_Your goal_
Everything from the first line of the data below through the line that contains "(\dx,22) -- (\dx,758);" should be written out exactly, please, and nothing more; the pictures stay out.

_Provided material_
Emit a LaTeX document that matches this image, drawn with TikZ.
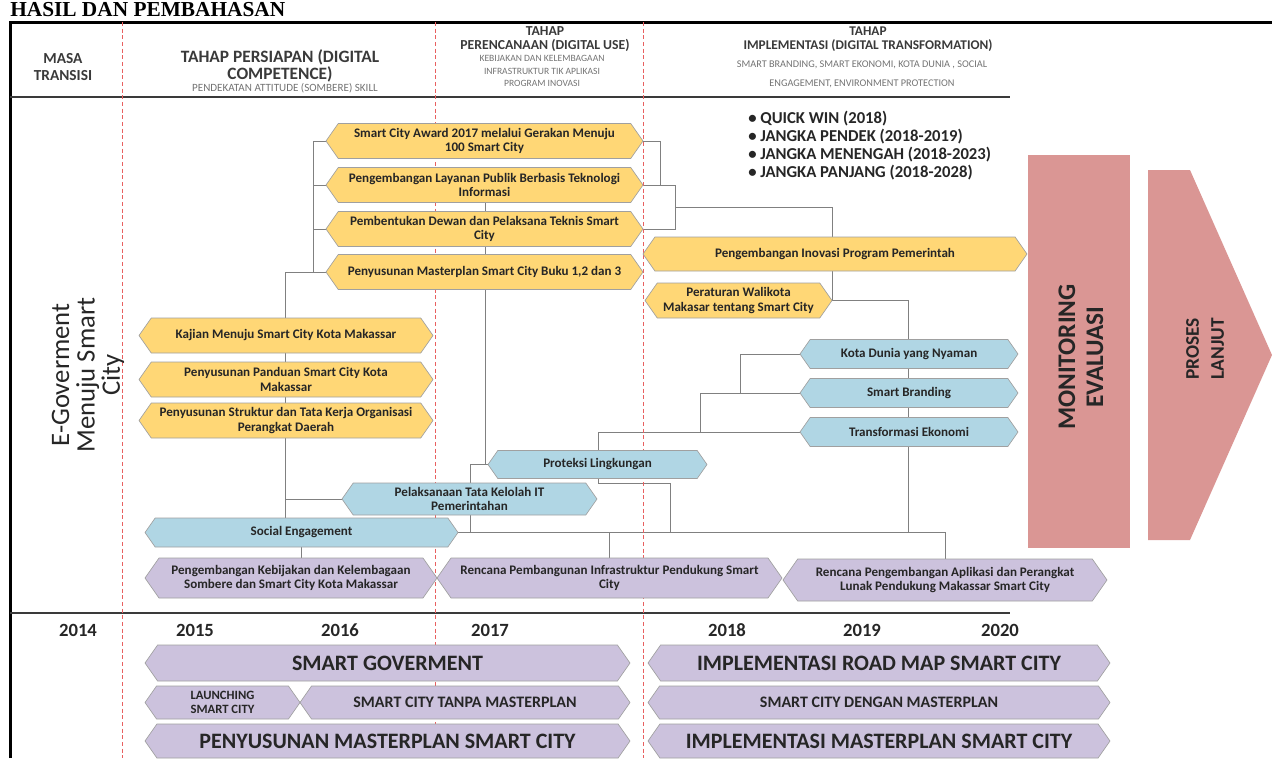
\documentclass[tikz,border=0pt]{standalone}
\usepackage{fontspec}
\setmainfont{Carlito}
\newfontfamily\judulfont{Liberation Serif}
\usetikzlibrary{shapes.symbols,backgrounds}

\definecolor{ylwfill}{RGB}{255,215,118}
\definecolor{blufill}{RGB}{176,214,228}
\definecolor{prpfill}{RGB}{204,194,221}
\definecolor{salmon}{RGB}{218,150,148}
\definecolor{boxline}{RGB}{160,160,160}
\definecolor{connline}{RGB}{128,128,128}
\definecolor{redline}{RGB}{232,96,96}
\definecolor{txtdark}{RGB}{38,38,38}
\definecolor{txtgray}{RGB}{58,58,58}
\definecolor{txtlight}{RGB}{115,115,115}

\tikzset{
  conn/.style={draw=connline, line width=0.6pt},
  hexbox/.style={shape=signal, signal to=east and west, signal pointer angle=110,
    draw=boxline, line width=0.5pt, align=center, inner sep=1pt, text=txtdark,
    font=\bfseries\fontsize{9.8}{11}\selectfont},
  ylwbox/.style={hexbox, fill=ylwfill},
  blubox/.style={hexbox, fill=blufill},
  prpbox/.style={hexbox, fill=prpfill},
  barbox/.style={hexbox, fill=prpfill, font=\bfseries\fontsize{16.5}{18}\selectfont},
  boxsize/.style 2 args={minimum width=#1*0.75pt, minimum height=#2*0.75pt},
  phase/.style={align=center, text=txtgray, font=\bfseries\fontsize{9.5}{11.25}\selectfont},
  phasenote/.style={align=center, text=txtlight, font=\fontsize{6.8}{9.4}\selectfont},
  year/.style={text=txtdark, font=\bfseries\fontsize{14}{16}\selectfont},
  divider/.style={draw=redline, line width=0.6pt, dash pattern=on 3pt off 2pt},
}

\begin{document}
\begin{tikzpicture}[x=0.75pt, y=-0.75pt]
\useasboundingbox (0,0) rectangle (1272,758);

\node[anchor=base west, inner sep=0pt, font=\judulfont\bfseries\fontsize{16}{18}\selectfont] (judul) at (10,16) {HASIL DAN PEMBAHASAN};

% frame and dividers
\draw[line width=2.25pt] (10,758) -- (10,22) -- (1272,22);
\draw[draw=txtgray, line width=1pt] (10,97) -- (1010,97);
\draw[draw=txtgray, line width=1pt] (10,613) -- (1010,613);
\foreach \dx in {122,435,643}
  \draw[divider] (\dx,22) -- (\dx,758);

% header
\node[phase, font=\bfseries\fontsize{11.5}{12.75}\selectfont] (masa) at (63,67) {MASA\\TRANSISI};
\node[phase, font=\bfseries\fontsize{13}{12.75}\selectfont] (persiapan) at (280,66) {TAHAP PERSIAPAN (DIGITAL\\COMPETENCE)};
\node[phasenote, font=\fontsize{8.3}{10}\selectfont] (persiapannote) at (285,88) {PENDEKATAN ATTITUDE (SOMBERE) SKILL};
\node[phase, font=\bfseries\fontsize{10.3}{10.5}\selectfont] (rencana) at (545,39) {TAHAP\\PERENCANAAN (DIGITAL USE)};
\node[phasenote, font=\fontsize{7.2}{9.4}\selectfont] (rencananote) at (542,71) {KEBIJAKAN DAN KELEMBAGAAN\\INFRASTRUKTUR TIK APLIKASI\\PROGRAM INOVASI};
\node[phase, font=\bfseries\fontsize{10}{10.5}\selectfont] (implementasi) at (868,39) {TAHAP\\IMPLEMENTASI (DIGITAL TRANSFORMATION)};
\node[phasenote, font=\fontsize{7.7}{14}\selectfont] (implnote) at (862,74) {SMART BRANDING, SMART EKONOMI, KOTA DUNIA , SOCIAL\\ENGAGEMENT, ENVIRONMENT PROTECTION};

\node[anchor=north west, align=left, inner sep=0pt, text=txtdark, font=\bfseries\fontsize{12.5}{13.5}\selectfont] (jangka) at (748,111)
  {\textbullet\ QUICK WIN (2018)\\\textbullet\ JANGKA PENDEK (2018-2019)\\\textbullet\ JANGKA MENENGAH (2018-2023)\\\textbullet\ JANGKA PANJANG (2018-2028)};

\node[rotate=90, align=center, text=txtdark, font=\fontsize{20}{19}\selectfont] (egov) at (88,375) {E-Goverment\\Menuju Smart\\City};

% yellow
\node[ylwbox, boxsize={317}{35}] (y1) at (484.5,141) {Smart City Award 2017 melalui Gerakan Menuju\\100 Smart City};
\node[ylwbox, boxsize={317}{35}] (y2) at (484.5,185) {Pengembangan Layanan Publik Berbasis Teknologi\\Informasi};
\node[ylwbox, boxsize={317}{35}] (y3) at (484.5,229) {Pembentukan Dewan dan Pelaksana Teknis Smart\\City};
\node[ylwbox, boxsize={317}{35}] (y4) at (484.5,272) {Penyusunan Masterplan Smart City Buku 1,2 dan 3};
\node[ylwbox, boxsize={384}{34}] (y5) at (835,254) {Pengembangan Inovasi Program Pemerintah};
\node[ylwbox, boxsize={187}{35}] (y6) at (738.5,300.5) {Peraturan Walikota\\Makasar tentang Smart City};
\node[ylwbox, boxsize={294}{35}] (y7) at (286,335.5) {Kajian Menuju Smart City Kota Makassar};
\node[ylwbox, boxsize={294}{35}] (y8) at (286,379.5) {Penyusunan Panduan Smart City Kota\\Makassar};
\node[ylwbox, boxsize={294}{35}] (y9) at (286,420.5) {Penyusunan Struktur dan Tata Kerja Organisasi\\Perangkat Daerah};

% blue
\node[blubox, boxsize={218}{29}] (b1) at (909,354) {Kota Dunia yang Nyaman};
\node[blubox, boxsize={218}{29}] (b2) at (909,393) {Smart Branding};
\node[blubox, boxsize={218}{29}] (b3) at (909,432) {Transformasi Ekonomi};
\node[blubox, boxsize={219}{28}] (b4) at (597.5,464.5) {Proteksi Lingkungan};
\node[blubox, boxsize={255}{32}] (b5) at (469.5,499) {Pelaksanaan Tata Kelolah IT\\Pemerintahan};
\node[blubox, boxsize={313}{29}] (b6) at (301.5,532.5) {Social Engagement};

% purple
\node[prpbox, boxsize={292}{40}] (p1) at (291,578) {Pengembangan Kebijakan dan Kelembagaan\\Sombere dan Smart City Kota Makassar};
\node[prpbox, boxsize={345}{40}] (p2) at (609.5,578) {Rencana Pembangunan Infrastruktur Pendukung Smart\\City};
\node[prpbox, boxsize={324}{42}] (p3) at (945,580) {Rencana Pengembangan Aplikasi dan Perangkat\\Lunak Pendukung Makassar Smart City};

% years
\foreach \yr/\yx in {2014/78,2015/195,2016/340,2017/490,2018/727,2019/862,2020/1000}
  \node[year] (th\yr) at (\yx,630) {\yr};

\node[barbox, boxsize={485}{36}] (g1) at (387.5,663) {SMART GOVERMENT};
\node[barbox, boxsize={462}{36}] (g2) at (879,663) {IMPLEMENTASI ROAD MAP SMART CITY};
\node[barbox, boxsize={155}{33}, font=\bfseries\fontsize{9.5}{11}\selectfont] (g3) at (222.5,702.5) {LAUNCHING\\SMART CITY};
\node[barbox, boxsize={330}{33}, font=\bfseries\fontsize{12}{14}\selectfont] (g4) at (465,702.5) {SMART CITY TANPA MASTERPLAN};
\node[barbox, boxsize={462}{33}, font=\bfseries\fontsize{12}{14}\selectfont] (g5) at (879,702.5) {SMART CITY DENGAN MASTERPLAN};
\node[barbox, boxsize={485}{34}] (g6) at (387.5,741) {PENYUSUNAN MASTERPLAN SMART CITY};
\node[barbox, boxsize={462}{34}] (g7) at (879,741) {IMPLEMENTASI MASTERPLAN SMART CITY};

% right side
\fill[salmon] (1028,155) rectangle (1130,548);
\node[rotate=90, align=center, text=txtdark, font=\bfseries\fontsize{19}{21}\selectfont] (monev) at (1081,357) {MONITORING\\EVALUASI};
\fill[salmon] (1148,170) -- (1190,170) -- (1272,355) -- (1190,540) -- (1148,540) -- cycle;
\node[rotate=90, align=center, text=txtdark, font=\bfseries\fontsize{14.5}{18.75}\selectfont] (lanjut) at (1205,349) {PROSES\\LANJUT};

% connectors
\begin{scope}[on background layer]
\coordinate (jl) at (313,272);
\coordinate (jk) at (285,272);
\coordinate (jp) at (485,464.5);
\coordinate (jq) at (470,464.5);
\coordinate (bus) at (945,532.5);
\coordinate (ja) at (660,185);
\coordinate (jb) at (675,207);
\coordinate (jd) at (908,300.5);
\coordinate (jf) at (740,393);
\coordinate (jg) at (700,393);
\coordinate (jh) at (598,432);
\coordinate (ji) at (598,483);
\coordinate (jj) at (670,483);
\draw[conn] (y1.west) -| (jl) -- (y4.west);
\draw[conn] (y2.west) -- (y2.west -| jl);
\draw[conn] (y3.west) -- (y3.west -| jl);
\draw[conn] (jl) -- (jk) -- (jk |- b6.north);
\draw[conn] (b5.west) -- (b5.west -| jk);
\draw[conn] (y2 -| jp) -- (jp) -- (b4.west);
\draw[conn] (jp) -- (jq) -- (jq |- bus);
\draw[conn] (b6.east) -- (bus) -- (p3.north);
\draw[conn] (b6.south) -- (b6.south |- p1.north);
\draw[conn] (p2.north) -- (p2.north |- bus);
\draw[conn] (y1.east) -| (ja);
\draw[conn] (y2.east) -| (jb);
\draw[conn] (y3.east) -| (jb);
\draw[conn] (jb) -| (y6.east);
\draw[conn] (y6.east) -- (jd) -- (jd |- bus);
\draw[conn] (b1.west) -| (jf) -- (b2.west);
\draw[conn] (jf) -- (jg) |- (b3.west);
\draw[conn] (jh) -- (b3.west);
\draw[conn] (jh) -- (ji) -- (jj) -- (jj |- bus);
\end{scope}
\end{tikzpicture}
\end{document}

_Answer below_
Emit a LaTeX document that matches this image, drawn with TikZ.
\documentclass[tikz,border=0pt]{standalone}
\usepackage{fontspec}
\setmainfont{Carlito}
\newfontfamily\judulfont{Liberation Serif}
\usetikzlibrary{shapes.symbols,backgrounds}

\definecolor{ylwfill}{RGB}{255,215,118}
\definecolor{blufill}{RGB}{176,214,228}
\definecolor{prpfill}{RGB}{204,194,221}
\definecolor{salmon}{RGB}{218,150,148}
\definecolor{boxline}{RGB}{160,160,160}
\definecolor{connline}{RGB}{128,128,128}
\definecolor{redline}{RGB}{232,96,96}
\definecolor{txtdark}{RGB}{38,38,38}
\definecolor{txtgray}{RGB}{58,58,58}
\definecolor{txtlight}{RGB}{115,115,115}

\tikzset{
  conn/.style={draw=connline, line width=0.6pt},
  hexbox/.style={shape=signal, signal to=east and west, signal pointer angle=110,
    draw=boxline, line width=0.5pt, align=center, inner sep=1pt, text=txtdark,
    font=\bfseries\fontsize{9.8}{11}\selectfont},
  ylwbox/.style={hexbox, fill=ylwfill},
  blubox/.style={hexbox, fill=blufill},
  prpbox/.style={hexbox, fill=prpfill},
  barbox/.style={hexbox, fill=prpfill, font=\bfseries\fontsize{16.5}{18}\selectfont},
  boxsize/.style 2 args={minimum width=#1*0.75pt, minimum height=#2*0.75pt},
  phase/.style={align=center, text=txtgray, font=\bfseries\fontsize{9.5}{11.25}\selectfont},
  phasenote/.style={align=center, text=txtlight, font=\fontsize{6.8}{9.4}\selectfont},
  year/.style={text=txtdark, font=\bfseries\fontsize{14}{16}\selectfont},
  divider/.style={draw=redline, line width=0.6pt, dash pattern=on 3pt off 2pt},
}

\begin{document}
\begin{tikzpicture}[x=0.75pt, y=-0.75pt]
\useasboundingbox (0,0) rectangle (1272,758);

\node[anchor=base west, inner sep=0pt, font=\judulfont\bfseries\fontsize{16}{18}\selectfont] (judul) at (10,16) {HASIL DAN PEMBAHASAN};

% frame and dividers
\draw[line width=2.25pt] (10,758) -- (10,22) -- (1272,22);
\draw[draw=txtgray, line width=1pt] (10,97) -- (1010,97);
\draw[draw=txtgray, line width=1pt] (10,613) -- (1010,613);
\foreach \dx in {122,435,643}
  \draw[divider] (\dx,22) -- (\dx,758);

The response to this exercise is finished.